Once we have all the possible contributors to happiness, our great grandchildren can ensure there are measures for all these variables, and then hopefully our distant descendants are more enthusiastic about multivariate data analysis than I am, and can cluster the data and find out what combination of worldly factors correlate with happiness.

If this sounds a little over the top, don’t despair. There is already some research out there, but spoiler – it’s probably not anything to do with ice cream.

These guys did it (sort of). Their analysis “confirmed two latent factors that impact happiness: household and societal happiness.” So basically, happiness is associated with two types of happiness. OK ……

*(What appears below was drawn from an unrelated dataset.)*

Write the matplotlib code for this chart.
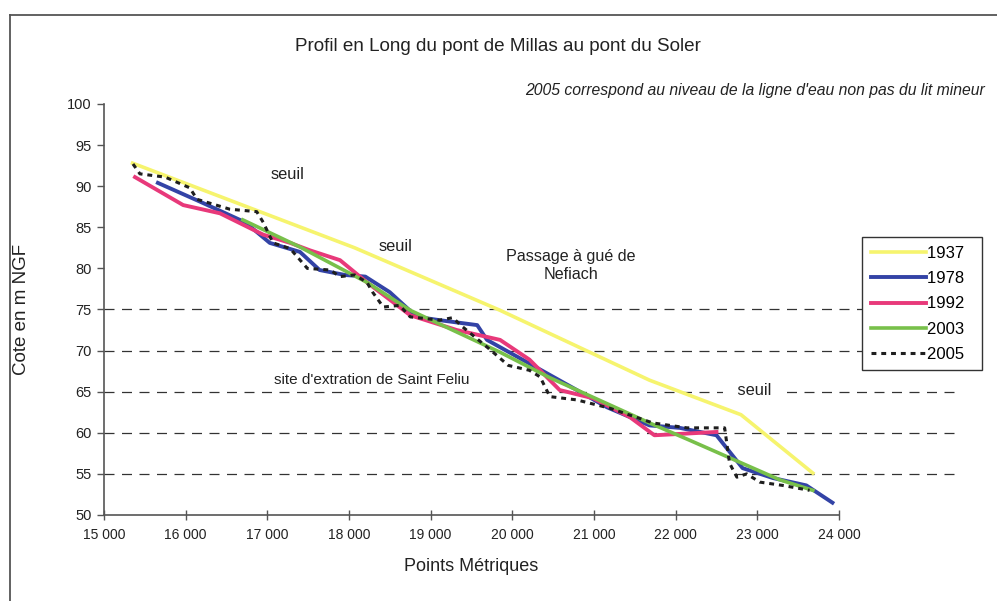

More helpfully, this study of countries with low GDP found ‘income’ was associated with happiness, up to a certain level, and some social factors such as GDP, social support, healthy life expectancy, freedom to make life choices, perceptions of corruption, and generosity were also relevant.

There is also a European multivariate model that found being married, being educated, and being affluent are all positively associated with happiness.

Conclusion

Unfortunately, I can’t tell you much about ice-cream flavour and happiness. Our question was too big. Perhaps next time we will just ask people which ice cream flavour they prefer.

However, it’s obvious there can be problems with poorly defined questions and overly simplistic claims. It is important that even if a two-variable analysis appears to show evidence for a particular finding, we need to consider whether there might be other variables influencing what we see. It really is quite rare to see a simple two-variable correlation on something complex, outside of a lab.

Enjoy your rum and raisin ice cream while you can. You aren’t getting any younger.